The role of mTOR in memory CD8 T-cell differentiation

Abstract

The mammalian target of rapamycin (mTOR) is an intracellular kinase that regulates cell growth and metabolism. Its specific inhibitor rapamycin is currently used in transplant recipients as an immunosuppressive drug to prevent allograft rejection. Studies have shown complex and diverse mechanisms for the immunosuppressive effects of rapamycin. The drug has been reported to inhibit T-cell proliferation, induce anergy, modulate T-cell trafficking, promote regulatory T cells, and also prevent maturation of dendritic cells as well as production of type I interferon. However, several other studies have paradoxically demonstrated immunostimulatory effects of rapamycin by improving antigen presentation and regulating cytokine production from macrophages and myeloid dendritic cells. Recently, it has been shown that rapamycin also exhibits immunostimulatory effects on memory CD8(+) T-cell differentiation. The drug improved both quantity and quality of memory CD8(+) T cells induced by viral infection and vaccination, showing that mTOR is a major regulator of memory CD8(+) T-cell differentiation. These discoveries have implications for the development of novel vaccine regimens. Here, we review the role of mTOR in memory CD8(+) T-cell differentiation and compare the effect of rapamycin among CD8(+) T cells, CD4(+) T cells, and dendritic cells. Also, we discuss potential application of these findings in a clinical setting.

Fig. 1. Memory CD8⁺ T-cell differentiation

(A) Antigen-specific CD8⁺ T-cell responses after an acute infection. During the expansion phase, naive CD8⁺ T cells proliferate and then become effector cells. After clearance of the pathogen, 90 to 95% of the effector T cells die during a contraction phase. The surviving 5-10% of the antigen-specific T cells become the memory population. (B) Progressive memory CD8⁺ T-cell differentiation and the subsets of effector and memory CD8⁺ T cells. (C) Several key cell surface and intracellular markers for memory CD8⁺ T-cell differentiation. (D) Some of the key phenotypic changes associated with memory CD8⁺ T-cell quality.

Fig. 2

Structure of rapamycin.

Fig. 3. The mTOR signaling cascade

The kinase mTOR forms two distinct complexes: mTOR complex 1 (mTORC1) and mTOR complex 2 (mTORC2). Rapamycin needs to bind to the intracellular partner FKBP12 to exert its effect in the target cell. Rapamycin-FKBP12 complex inhibits activation of mTORC1 by directly binding to mTORC1. mTORC2 is not inhibited directly by rapamycin, but prolonged rapamycin treatment reduces the mTORC2 activity in some cells. Arrows and bars represent activation and inhibition, respectively.
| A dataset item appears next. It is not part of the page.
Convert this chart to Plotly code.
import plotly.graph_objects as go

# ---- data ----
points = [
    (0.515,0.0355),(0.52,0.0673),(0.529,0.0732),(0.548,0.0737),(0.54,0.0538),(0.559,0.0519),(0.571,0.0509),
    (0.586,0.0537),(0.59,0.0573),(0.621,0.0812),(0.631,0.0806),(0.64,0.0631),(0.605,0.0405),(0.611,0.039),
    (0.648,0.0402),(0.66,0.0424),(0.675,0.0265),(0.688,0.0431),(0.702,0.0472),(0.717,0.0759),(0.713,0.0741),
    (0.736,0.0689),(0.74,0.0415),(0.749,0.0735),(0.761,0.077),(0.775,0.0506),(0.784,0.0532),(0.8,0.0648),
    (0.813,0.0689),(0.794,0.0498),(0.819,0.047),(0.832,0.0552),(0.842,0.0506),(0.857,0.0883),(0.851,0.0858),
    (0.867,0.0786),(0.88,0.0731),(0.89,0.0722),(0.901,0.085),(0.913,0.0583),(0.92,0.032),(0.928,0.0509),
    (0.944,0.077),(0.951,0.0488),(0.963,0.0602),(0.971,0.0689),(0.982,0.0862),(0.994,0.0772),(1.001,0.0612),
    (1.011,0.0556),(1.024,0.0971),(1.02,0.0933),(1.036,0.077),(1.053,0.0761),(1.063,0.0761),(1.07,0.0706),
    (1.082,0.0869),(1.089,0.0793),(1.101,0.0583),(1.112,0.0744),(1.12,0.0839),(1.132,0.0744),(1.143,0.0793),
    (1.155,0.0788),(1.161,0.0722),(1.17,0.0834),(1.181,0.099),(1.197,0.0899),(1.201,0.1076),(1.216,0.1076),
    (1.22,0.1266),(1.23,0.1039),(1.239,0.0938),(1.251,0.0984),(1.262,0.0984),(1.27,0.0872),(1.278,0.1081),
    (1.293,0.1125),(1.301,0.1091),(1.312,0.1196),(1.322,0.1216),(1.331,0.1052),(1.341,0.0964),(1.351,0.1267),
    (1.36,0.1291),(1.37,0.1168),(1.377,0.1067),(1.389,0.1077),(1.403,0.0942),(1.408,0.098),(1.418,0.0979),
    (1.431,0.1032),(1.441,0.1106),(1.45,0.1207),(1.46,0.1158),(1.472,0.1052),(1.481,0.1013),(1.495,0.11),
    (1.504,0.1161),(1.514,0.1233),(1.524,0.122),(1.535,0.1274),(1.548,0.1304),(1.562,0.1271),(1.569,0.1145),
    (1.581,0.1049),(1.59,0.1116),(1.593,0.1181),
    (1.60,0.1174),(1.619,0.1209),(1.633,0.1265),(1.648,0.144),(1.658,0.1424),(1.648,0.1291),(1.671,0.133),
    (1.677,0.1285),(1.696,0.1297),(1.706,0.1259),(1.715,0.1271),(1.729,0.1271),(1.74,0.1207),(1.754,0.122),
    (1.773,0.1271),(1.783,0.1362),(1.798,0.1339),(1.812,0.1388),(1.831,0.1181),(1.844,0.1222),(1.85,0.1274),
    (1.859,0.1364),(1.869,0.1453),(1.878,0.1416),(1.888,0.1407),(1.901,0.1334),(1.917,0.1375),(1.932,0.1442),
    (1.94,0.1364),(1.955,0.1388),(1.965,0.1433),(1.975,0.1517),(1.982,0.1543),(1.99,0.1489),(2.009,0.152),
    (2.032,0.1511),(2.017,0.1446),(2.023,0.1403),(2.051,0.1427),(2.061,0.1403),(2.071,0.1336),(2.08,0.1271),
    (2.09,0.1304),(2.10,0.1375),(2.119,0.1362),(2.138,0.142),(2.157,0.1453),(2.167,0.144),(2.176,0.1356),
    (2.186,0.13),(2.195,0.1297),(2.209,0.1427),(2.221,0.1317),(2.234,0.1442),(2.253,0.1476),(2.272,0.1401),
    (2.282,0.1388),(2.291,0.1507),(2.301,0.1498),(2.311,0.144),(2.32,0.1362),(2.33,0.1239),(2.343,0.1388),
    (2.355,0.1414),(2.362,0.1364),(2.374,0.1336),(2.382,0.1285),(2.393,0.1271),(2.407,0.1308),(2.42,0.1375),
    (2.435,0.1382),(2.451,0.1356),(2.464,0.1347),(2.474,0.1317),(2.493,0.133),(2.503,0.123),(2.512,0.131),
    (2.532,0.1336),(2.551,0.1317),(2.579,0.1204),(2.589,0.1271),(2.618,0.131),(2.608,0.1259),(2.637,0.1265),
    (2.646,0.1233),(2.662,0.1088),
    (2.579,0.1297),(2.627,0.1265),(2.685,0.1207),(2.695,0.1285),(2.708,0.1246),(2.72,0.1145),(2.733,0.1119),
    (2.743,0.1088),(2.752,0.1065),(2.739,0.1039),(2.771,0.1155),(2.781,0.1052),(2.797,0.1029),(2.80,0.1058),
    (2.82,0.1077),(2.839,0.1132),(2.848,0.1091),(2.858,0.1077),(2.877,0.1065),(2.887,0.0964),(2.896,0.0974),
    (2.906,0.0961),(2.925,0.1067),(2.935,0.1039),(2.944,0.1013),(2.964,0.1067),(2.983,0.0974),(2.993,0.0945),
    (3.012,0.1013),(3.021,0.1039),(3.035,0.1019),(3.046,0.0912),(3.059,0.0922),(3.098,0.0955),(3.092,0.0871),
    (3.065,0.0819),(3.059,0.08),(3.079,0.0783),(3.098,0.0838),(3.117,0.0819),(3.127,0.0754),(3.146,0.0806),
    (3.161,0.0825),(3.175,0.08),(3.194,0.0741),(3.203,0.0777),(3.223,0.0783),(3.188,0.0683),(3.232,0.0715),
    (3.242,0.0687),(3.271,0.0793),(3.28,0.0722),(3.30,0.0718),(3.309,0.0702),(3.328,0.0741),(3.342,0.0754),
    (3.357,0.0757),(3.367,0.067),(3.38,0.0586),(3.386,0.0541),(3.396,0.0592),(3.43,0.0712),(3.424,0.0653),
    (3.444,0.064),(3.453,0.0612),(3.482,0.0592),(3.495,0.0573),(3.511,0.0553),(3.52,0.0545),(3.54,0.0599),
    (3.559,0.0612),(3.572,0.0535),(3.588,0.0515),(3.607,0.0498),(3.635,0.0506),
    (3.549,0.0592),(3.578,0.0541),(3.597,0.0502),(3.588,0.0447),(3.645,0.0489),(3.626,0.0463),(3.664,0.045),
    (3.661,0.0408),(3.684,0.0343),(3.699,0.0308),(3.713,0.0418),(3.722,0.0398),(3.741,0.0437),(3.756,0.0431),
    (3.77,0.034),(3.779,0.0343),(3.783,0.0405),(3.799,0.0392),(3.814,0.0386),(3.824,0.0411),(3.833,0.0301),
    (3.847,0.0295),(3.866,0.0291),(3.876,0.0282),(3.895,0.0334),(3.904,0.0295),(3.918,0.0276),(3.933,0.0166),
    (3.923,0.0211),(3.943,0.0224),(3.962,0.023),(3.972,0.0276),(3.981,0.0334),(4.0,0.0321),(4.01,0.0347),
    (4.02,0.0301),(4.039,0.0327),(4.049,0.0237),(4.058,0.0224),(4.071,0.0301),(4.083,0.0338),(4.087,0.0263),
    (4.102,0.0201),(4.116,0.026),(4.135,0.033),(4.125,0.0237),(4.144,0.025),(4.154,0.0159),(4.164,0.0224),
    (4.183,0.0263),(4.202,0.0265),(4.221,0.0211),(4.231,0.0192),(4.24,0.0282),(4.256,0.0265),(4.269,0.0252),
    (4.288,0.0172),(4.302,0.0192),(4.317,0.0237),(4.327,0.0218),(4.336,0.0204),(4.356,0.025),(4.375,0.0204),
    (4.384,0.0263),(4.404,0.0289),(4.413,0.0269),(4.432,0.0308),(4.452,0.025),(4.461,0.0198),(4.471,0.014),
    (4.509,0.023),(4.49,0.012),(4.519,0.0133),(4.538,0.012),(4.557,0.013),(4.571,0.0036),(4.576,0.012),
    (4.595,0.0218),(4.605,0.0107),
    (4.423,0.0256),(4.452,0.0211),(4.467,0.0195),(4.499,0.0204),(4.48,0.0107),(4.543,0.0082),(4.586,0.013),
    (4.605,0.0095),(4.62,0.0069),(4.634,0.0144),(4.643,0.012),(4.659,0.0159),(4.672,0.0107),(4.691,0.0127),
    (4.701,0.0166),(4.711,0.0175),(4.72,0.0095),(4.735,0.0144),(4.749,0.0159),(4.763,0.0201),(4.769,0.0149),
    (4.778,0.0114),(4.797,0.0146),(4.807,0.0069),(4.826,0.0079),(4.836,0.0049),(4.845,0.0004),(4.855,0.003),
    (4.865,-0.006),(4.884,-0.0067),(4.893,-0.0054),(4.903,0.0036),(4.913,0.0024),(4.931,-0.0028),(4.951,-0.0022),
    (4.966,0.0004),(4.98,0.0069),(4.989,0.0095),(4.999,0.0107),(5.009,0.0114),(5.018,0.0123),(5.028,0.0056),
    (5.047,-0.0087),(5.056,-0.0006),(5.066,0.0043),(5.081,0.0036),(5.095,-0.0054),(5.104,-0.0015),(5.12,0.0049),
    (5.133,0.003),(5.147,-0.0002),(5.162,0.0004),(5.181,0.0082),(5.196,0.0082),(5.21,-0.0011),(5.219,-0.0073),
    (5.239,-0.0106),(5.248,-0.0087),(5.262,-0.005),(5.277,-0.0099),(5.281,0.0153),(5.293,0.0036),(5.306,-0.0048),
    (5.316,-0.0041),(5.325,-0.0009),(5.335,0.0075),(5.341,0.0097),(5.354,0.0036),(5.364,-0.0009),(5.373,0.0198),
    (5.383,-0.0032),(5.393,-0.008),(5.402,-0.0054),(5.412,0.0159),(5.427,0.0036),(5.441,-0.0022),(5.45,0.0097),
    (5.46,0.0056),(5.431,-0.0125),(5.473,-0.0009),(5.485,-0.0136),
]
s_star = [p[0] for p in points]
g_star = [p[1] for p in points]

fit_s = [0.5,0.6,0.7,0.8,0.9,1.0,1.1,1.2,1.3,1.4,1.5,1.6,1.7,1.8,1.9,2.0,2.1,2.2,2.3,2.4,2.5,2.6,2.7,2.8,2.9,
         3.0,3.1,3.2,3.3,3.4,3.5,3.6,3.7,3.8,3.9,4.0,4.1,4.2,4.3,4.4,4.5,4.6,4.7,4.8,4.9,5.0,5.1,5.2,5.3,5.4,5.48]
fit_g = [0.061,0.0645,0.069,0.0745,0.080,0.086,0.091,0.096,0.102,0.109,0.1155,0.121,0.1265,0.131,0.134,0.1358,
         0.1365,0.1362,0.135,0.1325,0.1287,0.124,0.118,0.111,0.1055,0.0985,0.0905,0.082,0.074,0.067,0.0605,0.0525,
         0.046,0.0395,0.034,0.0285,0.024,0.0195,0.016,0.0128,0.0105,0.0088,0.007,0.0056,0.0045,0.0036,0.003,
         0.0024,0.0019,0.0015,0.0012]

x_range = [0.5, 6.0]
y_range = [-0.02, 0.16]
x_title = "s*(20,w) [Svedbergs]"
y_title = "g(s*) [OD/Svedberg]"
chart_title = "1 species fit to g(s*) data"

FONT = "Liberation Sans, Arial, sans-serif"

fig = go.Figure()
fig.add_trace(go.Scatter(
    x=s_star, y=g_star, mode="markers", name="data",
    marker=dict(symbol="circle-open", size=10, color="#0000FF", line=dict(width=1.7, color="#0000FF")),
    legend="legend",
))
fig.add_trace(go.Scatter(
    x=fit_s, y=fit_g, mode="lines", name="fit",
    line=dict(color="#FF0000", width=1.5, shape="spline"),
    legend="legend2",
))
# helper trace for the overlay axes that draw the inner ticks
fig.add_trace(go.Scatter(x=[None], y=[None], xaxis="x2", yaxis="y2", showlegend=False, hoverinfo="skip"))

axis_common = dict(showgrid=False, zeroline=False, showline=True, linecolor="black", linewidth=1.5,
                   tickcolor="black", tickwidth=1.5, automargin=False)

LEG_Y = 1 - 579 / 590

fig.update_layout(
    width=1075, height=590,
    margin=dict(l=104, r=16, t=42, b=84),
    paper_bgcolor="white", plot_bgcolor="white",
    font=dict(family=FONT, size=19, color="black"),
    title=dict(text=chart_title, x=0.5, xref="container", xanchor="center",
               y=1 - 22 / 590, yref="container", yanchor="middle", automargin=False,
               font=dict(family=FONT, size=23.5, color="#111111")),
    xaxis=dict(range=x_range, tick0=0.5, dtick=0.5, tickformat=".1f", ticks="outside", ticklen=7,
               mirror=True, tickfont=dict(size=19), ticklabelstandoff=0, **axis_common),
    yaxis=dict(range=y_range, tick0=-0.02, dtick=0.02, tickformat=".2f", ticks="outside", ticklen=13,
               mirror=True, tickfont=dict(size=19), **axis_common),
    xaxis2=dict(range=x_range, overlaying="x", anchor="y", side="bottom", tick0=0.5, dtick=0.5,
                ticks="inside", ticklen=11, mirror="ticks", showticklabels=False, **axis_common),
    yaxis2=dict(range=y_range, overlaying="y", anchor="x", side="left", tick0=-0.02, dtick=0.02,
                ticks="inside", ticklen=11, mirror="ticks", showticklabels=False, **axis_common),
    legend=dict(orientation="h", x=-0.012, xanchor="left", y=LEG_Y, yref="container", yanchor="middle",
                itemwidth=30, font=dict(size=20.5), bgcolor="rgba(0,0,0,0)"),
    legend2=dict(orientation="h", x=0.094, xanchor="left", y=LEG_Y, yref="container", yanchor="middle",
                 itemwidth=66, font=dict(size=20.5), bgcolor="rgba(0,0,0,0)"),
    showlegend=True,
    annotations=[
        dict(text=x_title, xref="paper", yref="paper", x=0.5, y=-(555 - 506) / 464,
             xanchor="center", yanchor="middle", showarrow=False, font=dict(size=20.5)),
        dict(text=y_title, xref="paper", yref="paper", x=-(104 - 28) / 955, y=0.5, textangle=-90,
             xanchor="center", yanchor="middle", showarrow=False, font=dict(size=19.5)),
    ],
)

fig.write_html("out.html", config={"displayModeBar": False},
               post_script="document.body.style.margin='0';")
Fig. 4. Rapamycin improves the quantity and quality of memory CD8⁺ T cells

(A) Without rapamycin treatment. (B) Rapamycin treatment during T-cell expansion phase. Rapamycin increases memory precursor effector cells that survive during the contraction phase. Higher quantity of memory T cells is formed compared to control. (C) Rapamycin treatment during T-cell contraction phase. Rapamycin accelerates effector to memory T-cell formation, and improves quality of memory T cells. (D) Rapamycin treatment during both the expansion and contraction phase. Rapamycin improves both quality and quantity of memory CD8⁺ T cells.